Conway Farms is ready for a BMW Championship replay

The PGA Tour’s visit to Chicago isn’t an annual thing anymore, but when the circuit does come it’s a big deal. That’ll be the case this week when the BMW Championship returns to Conway Farms in Lake Forest.

This week’s $8.25 million event, which tees off on Thursday, is the second of three scheduled stagings at Conway Farms. The first was in 2013, and the third and final visit to Conway will be in 2017.

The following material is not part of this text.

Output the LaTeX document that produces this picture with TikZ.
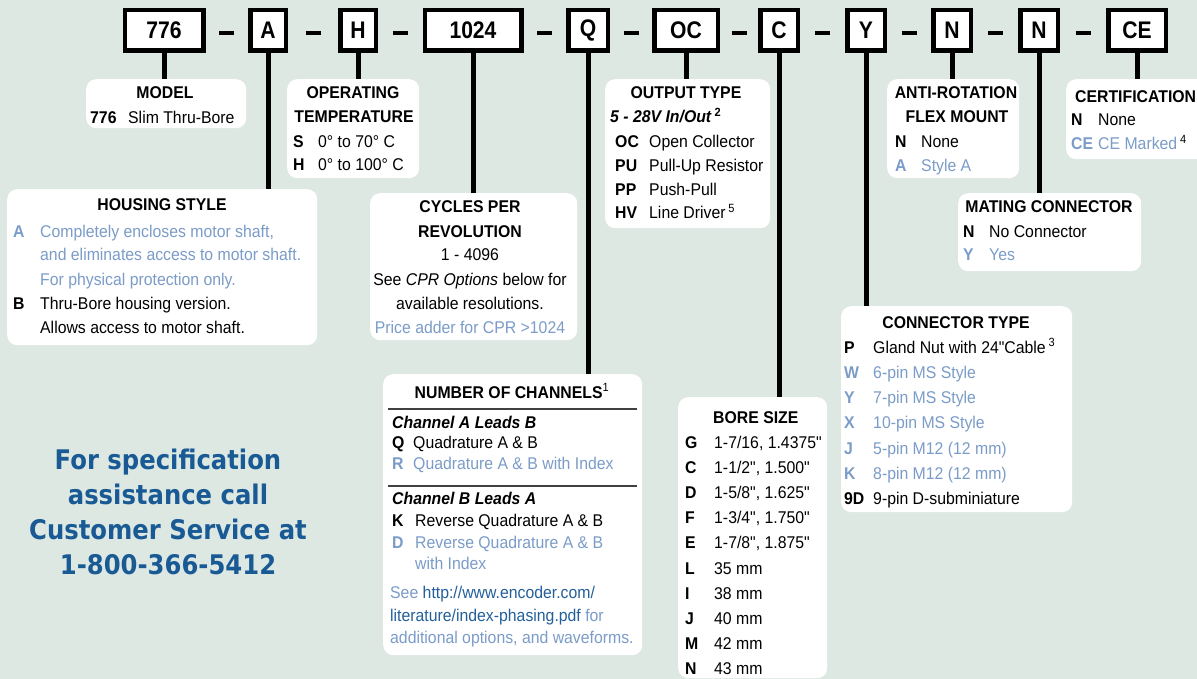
\documentclass[tikz,border=0pt]{standalone}
\usepackage{fontspec}
\newfontfamily\bodyfont{Liberation Sans}[FakeStretch=0.93]
\newfontfamily\codefont{Liberation Sans}[FakeStretch=0.88]
\newfontfamily\callfont{DejaVu Sans}[FakeStretch=0.9]
\usepackage{xcolor}
\usepackage{tikz}
\usetikzlibrary{calc}

\definecolor{bgcol}{HTML}{DDE8E3}
\definecolor{optblue}{HTML}{7B9CC8}
\definecolor{linkblue}{HTML}{23609A}
\definecolor{callblue}{HTML}{195A95}

% one option row: [colour]{name}{key x}{text x}{baseline}{key}{text}
\newcommand{\opt}[7][black]{%
  \node[optkey, text=#1] (#2k) at (#3,#5) {#6};
  \node[opttxt, text=#1] (#2) at (#4,#5) {#7};}

\begin{document}
\bodyfont\fontsize{17}{20}\selectfont
\begin{tikzpicture}[x=1pt, y=-1pt,
    codebox/.style={draw, line width=4.5, fill=white, minimum height=40.5, inner sep=0,
                    font=\codefont\bfseries\fontsize{24}{26}\selectfont},
    panel/.style={fill=white, rounded corners=10, anchor=north west, inner sep=0},
    lead/.style={line width=5},
    sep/.style={line width=4.5},
    head/.style={anchor=base, inner sep=0, font=\bfseries},
    optkey/.style={anchor=base west, inner sep=0, font=\bfseries},
    opttxt/.style={anchor=base west, inner sep=0}]
    \useasboundingbox (0,0) rectangle (1197,679);
    \fill[bgcol] (0,0) rectangle (1197,679);

    % part number boxes
    \node[codebox, minimum width=78.5] (b776)  at (164,30.5)  {776};
    \node[codebox, minimum width=35.5] (bA)    at (268,30.5)  {A};
    \node[codebox, minimum width=35.5] (bH)    at (358,30.5)  {H};
    \node[codebox, minimum width=96.5] (b1024) at (473,30.5)  {1024};
    \node[codebox, minimum width=39.5] (bQ)    at (588,30.5)  {Q};
    \node[codebox, minimum width=63.5] (bOC)   at (686,30.5)  {OC};
    \node[codebox, minimum width=37.5] (bC)    at (779,30.5)  {C};
    \node[codebox, minimum width=37.5] (bY)    at (866,30.5)  {Y};
    \node[codebox, minimum width=37.5] (bN)    at (952,30.5)  {N};
    \node[codebox, minimum width=37.5] (bNN)   at (1039,30.5) {N};
    \node[codebox, minimum width=57.5] (bCE)   at (1137,30.5) {CE};
    \foreach \a/\b in {b776/bA, bA/bH, bH/b1024, b1024/bQ, bQ/bOC, bOC/bC, bC/bY, bY/bN, bN/bNN, bNN/bCE}
        \draw[sep] ($(\a.east)!.5!(\b.west)$) ++(-7.5,2.5) -- ++(15,0);

    % panels
    \node[panel, minimum width=160, minimum height=49]  (model) at (86,79)   {};
    \node[panel, minimum width=132, minimum height=99]  (temp)  at (287,79)  {};
    \node[panel, minimum width=310, minimum height=156] (house) at (7,189)   {};
    \node[panel, minimum width=207, minimum height=147] (cpr)   at (370,193) {};
    \node[panel, minimum width=259, minimum height=281] (chan)  at (383,374) {};
    \node[panel, minimum width=165, minimum height=149] (out)   at (605,79)  {};
    \node[panel, minimum width=149, minimum height=281] (bore)  at (678,397) {};
    \node[panel, minimum width=231, minimum height=206] (conn)  at (841,306) {};
    \node[panel, minimum width=132, minimum height=99]  (anti)  at (887,79)  {};
    \node[panel, minimum width=145, minimum height=80]  (cert)  at (1066,79) {};
    \node[panel, minimum width=183, minimum height=78]  (mate)  at (958,193) {};

    % leads
    \draw[lead] (b776.south)  -- (b776.south |- model.north);
    \draw[lead] (bA.south)    -- (bA.south |- house.north);
    \draw[lead] (bH.south)    -- (bH.south |- temp.north);
    \draw[lead] (b1024.south) -- (b1024.south |- cpr.north);
    \draw[lead] (bQ.south)    -- (bQ.south |- chan.north);
    \draw[lead] (bOC.south)   -- (bOC.south |- out.north);
    \draw[lead] (bC.south)    -- (bC.south |- bore.north);
    \draw[lead] (bY.south)    -- (bY.south |- conn.north);
    \draw[lead] (bN.south)    -- (bN.south |- anti.north);
    \draw[lead] (bNN.south)   -- (bNN.south |- mate.north);
    \draw[lead] (bCE.south)   -- (bCE.south |- cert.north);

    % model
    \node[head] (modelT) at (165,99) {MODEL};
    \opt{mod1}{90}{128}{124}{776}{Slim Thru-Bore}

    % operating temperature
    \node[head] (tempT1) at (353,99)  {OPERATING};
    \node[head] (tempT2) at (354,123) {TEMPERATURE};
    \opt{tmpS}{293}{318}{148}{S}{0° to 70° C}
    \opt{tmpH}{293}{318}{171}{H}{0° to 100° C}

    % housing style
    \node[head] (houseT) at (162,211) {HOUSING STYLE};
    \opt[optblue]{hsA}{13}{40}{237}{A}{Completely encloses motor shaft,}
    \node[opttxt, text=optblue] (hsA2) at (40,261) {and eliminates access to motor shaft.};
    \node[opttxt, text=optblue] (hsA3) at (40,285) {For physical protection only.};
    \opt{hsB}{13}{40}{309}{B}{Thru-Bore housing version.}
    \node[opttxt] (hsB2) at (40,333) {Allows access to motor shaft.};

    % cycles per revolution
    \node[head] (cprT1) at (470,213) {CYCLES PER};
    \node[head] (cprT2) at (470,237) {REVOLUTION};
    \node[anchor=base, inner sep=0] (cpr1) at (470,261) {1 - 4096};
    \node[anchor=base, inner sep=0] (cpr2) at (470,285) {See \textit{CPR Options} below for};
    \node[anchor=base, inner sep=0] (cpr3) at (470,309) {available resolutions.};
    \node[anchor=base, inner sep=0, text=optblue] (cpr4) at (470,333) {Price adder for CPR >1024};

    % number of channels
    \node[head] (chanT) at (512,398) {NUMBER OF CHANNELS\textsuperscript{\mdseries 1}};
    \draw[line width=1.2, black!75] (388,409) -- (637,409);
    \node[opttxt, font=\bfseries\itshape] (chanA) at (392,428) {Channel A Leads B};
    \opt{chQ}{392}{413}{448}{Q}{Quadrature A \& B}
    \opt[optblue]{chR}{392}{413}{469}{R}{Quadrature A \& B with Index}
    \draw[line width=1.2, black!75] (388,486) -- (637,486);
    \node[opttxt, font=\bfseries\itshape] (chanB) at (392,504) {Channel B Leads A};
    \opt{chK}{392}{415}{526}{K}{Reverse Quadrature A \& B}
    \opt[optblue]{chD}{392}{415}{548}{D}{Reverse Quadrature A \& B}
    \node[opttxt, text=optblue] (chD2) at (415,569) {with Index};
    \node[opttxt, text=optblue] (see1) at (390,598) {See \textcolor{linkblue}{http://www.encoder.com/}};
    \node[opttxt, text=optblue] (see2) at (390,621) {\textcolor{linkblue}{literature/index-phasing.pdf} for};
    \node[opttxt, text=optblue] (see3) at (390,643) {additional options, and waveforms.};

    % output type
    \node[head] (outT) at (686,99) {OUTPUT TYPE};
    \node[opttxt, font=\bfseries] (outV) at (610,123) {\textit{5 - 28V In/Out}\,\textsuperscript{2}};
    \opt{outOC}{615}{649}{148}{OC}{Open Collector}
    \opt{outPU}{615}{649}{172}{PU}{Pull-Up Resistor}
    \opt{outPP}{615}{649}{196}{PP}{Push-Pull}
    \opt{outHV}{615}{649}{219}{HV}{Line Driver\,\textsuperscript{5}}

    % bore size
    \node[optkey] (boreT) at (713,423) {BORE SIZE};
    \opt{boG}{685}{714}{448}{G}{1-7/16, 1.4375"}
    \opt{boC}{685}{714}{473.2}{C}{1-1/2", 1.500"}
    \opt{boD}{685}{714}{498.4}{D}{1-5/8", 1.625"}
    \opt{boF}{685}{714}{523.6}{F}{1-3/4", 1.750"}
    \opt{boE}{685}{714}{548.8}{E}{1-7/8", 1.875"}
    \opt{boL}{685}{714}{574}{L}{35 mm}
    \opt{boI}{685}{714}{599.2}{I}{38 mm}
    \opt{boJ}{685}{714}{624.4}{J}{40 mm}
    \opt{boM}{685}{714}{649.6}{M}{42 mm}
    \opt{boN}{685}{714}{674.8}{N}{43 mm}

    % connector type
    \node[head] (connT) at (956,328) {CONNECTOR TYPE};
    \opt{coP}{844}{873}{353}{P}{Gland Nut with 24"Cable\,\textsuperscript{3}}
    \opt[optblue]{coW}{844}{873}{378.3}{W}{6-pin MS Style}
    \opt[optblue]{coY}{844}{873}{403.6}{Y}{7-pin MS Style}
    \opt[optblue]{coX}{844}{873}{428.9}{X}{10-pin MS Style}
    \opt[optblue]{coJ}{844}{873}{454.2}{J}{5-pin M12 (12 mm)}
    \opt[optblue]{coK}{844}{873}{479.5}{K}{8-pin M12 (12 mm)}
    \opt{co9D}{844}{873}{504.8}{9D}{9-pin D-subminiature}

    % anti-rotation
    \node[head] (antiT1) at (956,99)  {ANTI-ROTATION};
    \node[head] (antiT2) at (957,123) {FLEX MOUNT};
    \opt{antN}{895}{921}{148}{N}{None}
    \opt[optblue]{antA}{895}{921}{172}{A}{Style A}

    % certification
    \node[optkey] (certT) at (1075,103) {CERTIFICATION};
    \opt{certN}{1071}{1098}{126}{N}{None}
    \opt[optblue]{certCE}{1071}{1098}{150}{CE}{CE Marked\,\textcolor{black}{\textsuperscript{4}}}

    % mating connector
    \node[head] (mateT) at (1049,213) {MATING CONNECTOR};
    \opt{matN}{963}{989}{238}{N}{No Connector}
    \opt[optblue]{matY}{963}{989}{261}{Y}{Yes}

    % call text
    \node[align=center, text=callblue, font=\callfont\bfseries\fontsize{27}{35}\selectfont] (call) at (168,512)
        {For specification\\assistance call\\Customer Service at\\1-800-366-5412};
\end{tikzpicture}
\end{document}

Last week the Western Golf Assn. announced the BMW Championship sites through 2019 — a continuation of its policy of coming to the Chicago area only every other year. The 2016 tournament will be played at Crooked Stick in Indianapolis. After the next return to Conway the event will move to Aronimink in Philadelphia in 2018 and come back to Chicago, at Medinah, in 2019.

All those events – including this week’s — will be hard-pressed to match the first visit to Conway, which hosted the PGA Tour for the first time in 2013 after being the site of a wide variety of top amateur tournaments.

“Record heat, frost, every weather pattern that week,’’ recalled Vince Pellegrino, senior vice president, tournaments for the Western Golf Assn. “Jim Furyk shooting a 59 when the average score for that day was par, oscillating balls on the first green, Hunter Mahan getting a hole-in-one, weather delays leading to a Monday finish, then Zach Johnson shooting 65 to win by two strokes.’’

This time Johnson is back, but as the reigning British Open champion. Two years ago his profile wasn’t so lofty. He was just worried about surviving this third stage of the FedEx Cup Playoffs – golf’s most lucrative competition. It started with 120 players – determined on a point system after the PGA Tour’s 47-event regular season — competing for $8.25 million at The Barclays in New Jersey. The playoffs then continued with the top 90 competing in Boston’s Deutsche Bank Championship for another $8.25 million.

Conway is the third leg of the season-ending playoff series, and it’ll send 30 players to Atlanta for The Tour Championship where another $8.25 million – plus a $10 million bonus for the series winner – will be on the line. Peak at the right time, and a golfer can become a very rich man in a very short period of time. That’s what happened to Billy Horschel last year, when he won the last two playoff tournaments as well as the bonus in a span of barely three weeks.

The playoffs have been a bit on the weird side midway through the four-tournament series this year. The top two players in the world rankings – Jordan Spieth and Rory McIlroy – have done little. Spieth, the Masters and U.S. Open champion, didn’t even survive the 36-hole cut in the first two playoff events.

Two other young stars — PGA champion Jason Day and Rickie Fowler – have taken advantage of the Spieth-McIlroy letdown, Day winning The Barclays and Fowler the Deutsche Bank Championship. But all four hotshots, along with Johnson and Horschel, will be in the field at Conway.

There’ll be some notable absentees, to be sure. Tiger Woods didn’t qualify for the FedEx Cup events and three Chicago-connected players who are regulars on the PGA Tour – Conway member Luke Donald, Mark Wilson and Kevin Streelman – were eliminated the Deutsche Bank Championship.

The BMW Championship, though, has never had to worry about getting a great field thanks to its enviable spot as the next-to-the-last stop on the PGA Tour’s tournament schedule. The BMW started a run as the PGA Tournament of the Year in its first playing at Conway.

“We certainly expect this year’s to be as highly successful and well-attended as that one was,’’ said Pellegrino. Since the BMW replaced the Western Open as the PGA’s Chicago tour stop in 2007 the tournament has raised more than $19.6 million for the WGA’s Evans Scholars Foundation, which is financing the college education of 870 caddies this year.

Unlike 2013, the WGA has set an attendance limit for this year’s BMW though the weekly total is still expected to match last year’s 130,000. Crowds will be limited to 27,000 to help create a better spectator experience. The third-round crowd hit 35,000 at Conway two years ago. This year the crowds don’t figure to be as unwieldy and Conway itself will look different.

The club underwent a major renovation since the first PGA Tour visit, the result making the facility much more spectator-friendly. Seating around the 18th green has been doubled and there’s expanded viewing at Nos. 1, 2, 7, 9, 11 and 17. The Beer Garden has also been doubled in size and cart paths have been widened to improve spectator traffic around the course.